Por consiguiente, el camino del discipulado no es otra cosa que el aprender a vivir por medio de Cristo a través de nuestro espíritu vivificado. Esto supone, al mismo tiempo, el que la obra de la cruz opere de una manera progresiva y cada vez más profunda en el alma, para librarla de su independencia, rebeldía e ignorancia en cuanto a los caminos de Dios. En la medida que nos vamos fortaleciendo en espíritu, vamos aprendiendo a ganar nuestras almas, es decir, a rendirlas al espíritu, y por medio de él, al Espíritu de Dios. También el alma, al someterse al espíritu gana para sí el poder de someter al cuerpo y sus deseos. De este modo, todo nuestro ser, espíritu, alma y cuerpo, llega a estar santificado para Dios.

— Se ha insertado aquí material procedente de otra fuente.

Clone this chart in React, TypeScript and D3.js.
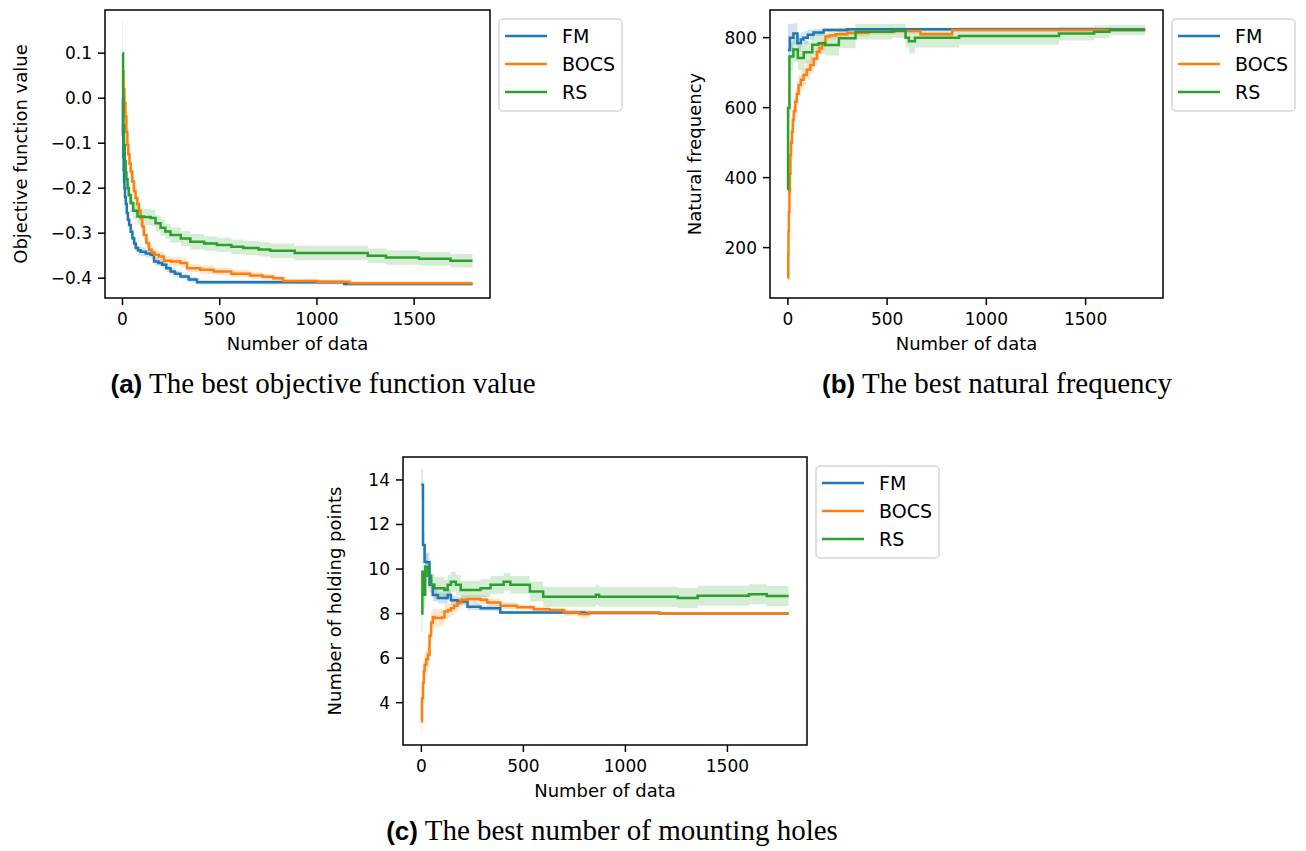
import React from 'react';
import * as d3 from 'd3';

// colours (matplotlib tab10)
const FM_COLOR = '#1f77b4';
const BOCS_COLOR = '#ff7f0e';
const RS_COLOR = '#2ca02c';

const xTicks = [0, 500, 1000, 1500];
const legendNames = ['FM', 'BOCS', 'RS'];

// (a) best objective function value
const fmObjX = [0, 2, 4, 6, 8, 10, 13, 17, 22, 28, 34, 42, 51, 60, 68, 80, 93, 120, 145, 162, 185, 204, 225, 247, 270, 298, 340, 383, 1140, 1800];
const fmObjMean = [0.0, -0.08, -0.13, -0.16, -0.185, -0.2, -0.22, -0.235, -0.255, -0.27, -0.282, -0.297, -0.311, -0.323, -0.333, -0.338, -0.341, -0.345, -0.348, -0.363, -0.366, -0.37, -0.378, -0.385, -0.39, -0.396, -0.403, -0.409, -0.413, -0.413];
const fmObjSd = [0.03, 0.03, 0.028, 0.025, 0.022, 0.02, 0.018, 0.016, 0.015, 0.014, 0.013, 0.012, 0.011, 0.01, 0.01, 0.01, 0.01, 0.009, 0.009, 0.009, 0.008, 0.008, 0.008, 0.008, 0.007, 0.006, 0.006, 0.005, 0.004, 0.004];

const bocsObjX = [0, 5, 10, 15, 20, 25, 30, 36, 42, 50, 59, 67, 76, 84, 93, 101, 110, 123, 136, 150, 165, 187, 213, 250, 298, 332, 400, 469, 560, 656, 720, 775, 826, 1000, 1167, 1800];
const bocsObjMean = [0.06, 0.02, -0.01, -0.04, -0.075, -0.104, -0.125, -0.145, -0.163, -0.185, -0.207, -0.222, -0.235, -0.25, -0.266, -0.285, -0.304, -0.322, -0.337, -0.343, -0.348, -0.352, -0.361, -0.363, -0.366, -0.378, -0.381, -0.385, -0.39, -0.394, -0.397, -0.4, -0.406, -0.408, -0.411, -0.411];
const bocsObjSd = [0.03, 0.03, 0.03, 0.029, 0.028, 0.026, 0.025, 0.023, 0.021, 0.02, 0.019, 0.018, 0.017, 0.016, 0.015, 0.015, 0.014, 0.013, 0.012, 0.012, 0.011, 0.011, 0.01, 0.01, 0.01, 0.009, 0.009, 0.008, 0.008, 0.007, 0.007, 0.006, 0.005, 0.005, 0.004, 0.004];

const rsObjX = [0, 3, 5, 8, 12, 16, 20, 26, 32, 42, 55, 77, 110, 145, 170, 196, 220, 247, 300, 349, 420, 486, 560, 621, 700, 760, 886, 1261, 1355, 1525, 1687, 1800];
const rsObjMean = [0.1, 0.0, -0.06, -0.104, -0.14, -0.165, -0.18, -0.2, -0.215, -0.233, -0.25, -0.263, -0.264, -0.266, -0.278, -0.288, -0.296, -0.304, -0.312, -0.319, -0.323, -0.326, -0.33, -0.333, -0.336, -0.339, -0.344, -0.35, -0.354, -0.357, -0.361, -0.361];
const rsObjSd = [0.07, 0.05, 0.04, 0.03, 0.028, 0.027, 0.025, 0.023, 0.022, 0.02, 0.019, 0.018, 0.018, 0.018, 0.018, 0.018, 0.017, 0.017, 0.017, 0.017, 0.016, 0.016, 0.016, 0.016, 0.016, 0.016, 0.016, 0.016, 0.016, 0.015, 0.015, 0.015];

// (b) best natural frequency
const fmFreqX = [0, 10, 28, 48, 65, 78, 100, 129, 180, 300, 1800];
const fmFreqMean = [765, 800, 812, 784, 795, 800, 808, 815, 822, 824, 824];
const fmFreqSd = [75, 40, 30, 25, 20, 18, 15, 10, 6, 4, 4];

const bocsFreqX = [0, 2, 3, 5, 8, 10, 13, 16, 20, 25, 30, 37, 45, 54, 65, 79, 95, 113, 130, 147, 160, 172, 189, 210, 240, 300, 408, 540, 668, 828, 1800];
const bocsFreqMean = [113, 180, 246, 300, 360, 410, 465, 500, 531, 565, 590, 617, 640, 665, 680, 693, 708, 722, 740, 760, 770, 779, 803, 806, 810, 814, 817, 819, 810, 822, 822];
const bocsFreqSd = [20, 30, 40, 42, 45, 45, 45, 45, 42, 40, 38, 36, 33, 30, 28, 28, 26, 25, 22, 20, 18, 15, 12, 11, 10, 9, 8, 7, 6, 5, 5];

const rsFreqX = [0, 1, 8, 28, 50, 80, 123, 155, 189, 257, 341, 526, 593, 610, 640, 862, 1366, 1543, 1620, 1800];
const rsFreqMean = [365, 599, 746, 766, 742, 758, 780, 784, 779, 798, 817, 820, 800, 790, 800, 805, 812, 817, 822, 822];
const rsFreqSd = [60, 50, 40, 35, 35, 32, 30, 30, 30, 28, 22, 20, 28, 35, 28, 25, 20, 18, 15, 15];

// (c) best number of mounting holes
const fmHoleX = [0, 8, 16, 24, 40, 56, 81, 129, 145, 177, 226, 290, 387, 800, 1169, 1800];
const fmHoleMean = [13.78, 11.08, 10.33, 10.3, 9.29, 8.84, 8.7, 8.84, 8.6, 8.54, 8.31, 8.24, 8.05, 8.03, 8.0, 8.0];
const fmHoleSd = [0.7, 0.6, 0.5, 0.45, 0.35, 0.3, 0.25, 0.22, 0.2, 0.18, 0.15, 0.12, 0.08, 0.05, 0.03, 0.03];

const bocsHoleX = [0, 3, 8, 12, 16, 24, 32, 40, 48, 56, 64, 80, 100, 113, 130, 145, 160, 177, 193, 226, 290, 322, 387, 468, 550, 629, 700, 774, 822, 1169, 1800];
const bocsHoleMean = [3.15, 4.2, 4.9, 5.4, 5.7, 5.95, 6.15, 7.0, 7.6, 7.85, 7.8, 7.8, 7.82, 8.09, 8.15, 8.24, 8.35, 8.47, 8.61, 8.65, 8.62, 8.5, 8.35, 8.28, 8.2, 8.15, 8.05, 7.98, 8.05, 8.0, 8.0];
const bocsHoleSd = [0.5, 0.6, 0.6, 0.6, 0.6, 0.6, 0.6, 0.5, 0.45, 0.42, 0.4, 0.38, 0.36, 0.35, 0.32, 0.3, 0.28, 0.25, 0.22, 0.2, 0.19, 0.18, 0.15, 0.12, 0.11, 0.1, 0.15, 0.2, 0.08, 0.03, 0.03];

const rsHoleX = [0, 5, 11, 19, 32, 48, 64, 113, 129, 145, 169, 193, 290, 339, 403, 436, 532, 597, 855, 871, 1257, 1354, 1605, 1693, 1800];
const rsHoleMean = [8.0, 9.88, 8.85, 10.1, 9.7, 9.29, 9.14, 9.06, 9.29, 9.43, 9.29, 9.06, 9.14, 9.29, 9.43, 9.29, 8.99, 8.76, 8.85, 8.76, 8.7, 8.8, 8.87, 8.79, 8.79];
const rsHoleSd = [0.8, 0.7, 0.6, 0.6, 0.55, 0.5, 0.5, 0.45, 0.45, 0.45, 0.45, 0.4, 0.4, 0.4, 0.4, 0.4, 0.45, 0.45, 0.45, 0.45, 0.45, 0.45, 0.45, 0.45, 0.45];

type Series = { color: string; x: number[]; mean: number[]; sd: number[] };
type Box = { left: number; right: number; top: number; bottom: number };

const FONT = '"DejaVu Sans", sans-serif';

function Panel(props: {
  box: Box;
  yDomain: [number, number];
  yTicks: number[];
  yFmt: (v: number) => string;
  yLabel: string;
  yLabelX: number;
  series: Series[];
}) {
  const { box, yDomain, yTicks, yFmt, yLabel, yLabelX, series } = props;
  const x = d3.scaleLinear().domain([-90, 1890]).range([box.left, box.right]);
  const y = d3.scaleLinear().domain(yDomain).range([box.bottom, box.top]);

  const paths = series.map((s) => {
    const idx = d3.range(s.x.length);
    const area = d3
      .area<number>()
      .x((i) => x(s.x[i]))
      .y0((i) => y(s.mean[i] - s.sd[i]))
      .y1((i) => y(s.mean[i] + s.sd[i]))
      .curve(d3.curveStepAfter);
    const line = d3
      .line<number>()
      .x((i) => x(s.x[i]))
      .y((i) => y(s.mean[i]))
      .curve(d3.curveStepAfter);
    return { color: s.color, area: area(idx) || '', line: line(idx) || '' };
  });

  const midY = (box.top + box.bottom) / 2;
  const lx = box.right + 9;
  const ly = box.top + 9;

  return (
    <g>
      {paths.map((p, i) => (
        <path key={'a' + i} d={p.area} fill={p.color} fillOpacity={0.2} stroke="none" />
      ))}
      {paths.map((p, i) => (
        <path key={'l' + i} d={p.line} fill="none" stroke={p.color} strokeWidth={2.5} />
      ))}
      <rect
        x={box.left}
        y={box.top}
        width={box.right - box.left}
        height={box.bottom - box.top}
        fill="none"
        stroke="#000"
        strokeWidth={1.5}
      />
      {xTicks.map((t) => (
        <g key={'xt' + t}>
          <line x1={x(t)} x2={x(t)} y1={box.bottom} y2={box.bottom + 7} stroke="#000" strokeWidth={1.5} />
          <text x={x(t)} y={box.bottom + 27} textAnchor="middle" fontSize={17} fontFamily={FONT}>
            {t}
          </text>
        </g>
      ))}
      {yTicks.map((t) => (
        <g key={'yt' + t}>
          <line x1={box.left - 7} x2={box.left} y1={y(t)} y2={y(t)} stroke="#000" strokeWidth={1.5} />
          <text x={box.left - 13} y={y(t)} dy="0.35em" textAnchor="end" fontSize={17} fontFamily={FONT}>
            {yFmt(t)}
          </text>
        </g>
      ))}
      <text
        x={(box.left + box.right) / 2}
        y={box.bottom + 52}
        textAnchor="middle"
        fontSize={18}
        fontFamily={FONT}
      >
        Number of data
      </text>
      <text
        transform={`translate(${yLabelX},${midY}) rotate(-90)`}
        textAnchor="middle"
        fontSize={18}
        fontFamily={FONT}
      >
        {yLabel}
      </text>
      <g transform={`translate(${lx},${ly})`}>
        <rect x={0} y={0} width={123} height={92} rx={4} fill="#fff" stroke="#d6d6d6" strokeWidth={1.5} />
        {legendNames.map((n, i) => (
          <g key={n} transform={`translate(0,${17 + i * 28})`}>
            <line x1={6} x2={48} y1={0} y2={0} stroke={series[i].color} strokeWidth={2.5} />
            <text x={63} y={0} dy="0.35em" fontSize={19} fontFamily={FONT}>
              {n}
            </text>
          </g>
        ))}
      </g>
    </g>
  );
}

function Caption({ cx, y, tag, text }: { cx: number; y: number; tag: string; text: string }) {
  return (
    <text x={cx} y={y} textAnchor="middle">
      <tspan fontFamily='"Liberation Sans", Arial, sans-serif' fontWeight="bold" fontSize={26}>
        {tag}
      </tspan>
      <tspan fontFamily='"Liberation Serif", "Times New Roman", serif' fontSize={29}>
        {' ' + text}
      </tspan>
    </text>
  );
}

const minus = (s: string) => s.replace('-', '\u2212');

export default function App() {
  return (
    <svg
      width={1306}
      height={851}
      style={{ position: 'absolute', left: 0, top: 0, background: '#fff' }}
    >
      <rect width={1306} height={851} fill="#fff" />
      <Panel
        box={{ left: 105, right: 490, top: 10, bottom: 298 }}
        yDomain={[-0.444, 0.196]}
        yTicks={[-0.4, -0.3, -0.2, -0.1, 0.0, 0.1]}
        yFmt={(v) => minus(d3.format('.1f')(v))}
        yLabel="Objective function value"
        yLabelX={27}
        series={[
          { color: FM_COLOR, x: fmObjX, mean: fmObjMean, sd: fmObjSd },
          { color: BOCS_COLOR, x: bocsObjX, mean: bocsObjMean, sd: bocsObjSd },
          { color: RS_COLOR, x: rsObjX, mean: rsObjMean, sd: rsObjSd },
        ]}
      />
      <Panel
        box={{ left: 770, right: 1163, top: 10, bottom: 298 }}
        yDomain={[56, 879]}
        yTicks={[200, 400, 600, 800]}
        yFmt={(v) => String(v)}
        yLabel="Natural frequency"
        yLabelX={701}
        series={[
          { color: FM_COLOR, x: fmFreqX, mean: fmFreqMean, sd: fmFreqSd },
          { color: BOCS_COLOR, x: bocsFreqX, mean: bocsFreqMean, sd: bocsFreqSd },
          { color: RS_COLOR, x: rsFreqX, mean: rsFreqMean, sd: rsFreqSd },
        ]}
      />
      <Panel
        box={{ left: 403, right: 807, top: 457, bottom: 745 }}
        yDomain={[2.1, 15.03]}
        yTicks={[4, 6, 8, 10, 12, 14]}
        yFmt={(v) => String(v)}
        yLabel="Number of holding points"
        yLabelX={341}
        series={[
          { color: FM_COLOR, x: fmHoleX, mean: fmHoleMean, sd: fmHoleSd },
          { color: BOCS_COLOR, x: bocsHoleX, mean: bocsHoleMean, sd: bocsHoleSd },
          { color: RS_COLOR, x: rsHoleX, mean: rsHoleMean, sd: rsHoleSd },
        ]}
      />
      <Caption cx={323} y={393} tag="(a)" text="The best objective function value" />
      <Caption cx={997} y={393} tag="(b)" text="The best natural frequency" />
      <Caption cx={612} y={840} tag="(c)" text="The best number of mounting holes" />
    </svg>
  );
}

El espíritu posee un conjunto de sentidos nuevos y distintos a los del alma y del cuerpo. Aprender a conocerlos y usarlos es parte de nuestro aprendizaje. Estamos acostumbrados a vivir confiando en nuestra emociones, razonamientos y en los sentidos físicos de nuestro cuerpo. El deseo de Dios es que aprendamos a confiar y a depender –por medio de estos nuevos sentidos espirituales– del Espíritu Santo en todos los asuntos de nuestra vida. Para ello existen algunos ejercicios de vida práctica que debemos realizar constantemente, tales como leer Escritura, tener comunión con Dios en oración, y tener comunión con los hermanos en una vida de mutua dependencia en el Señor. De esta manera podremos crecer juntos para alcanzar la medida de la estatura de la plenitud de Cristo, la imagen de Dios.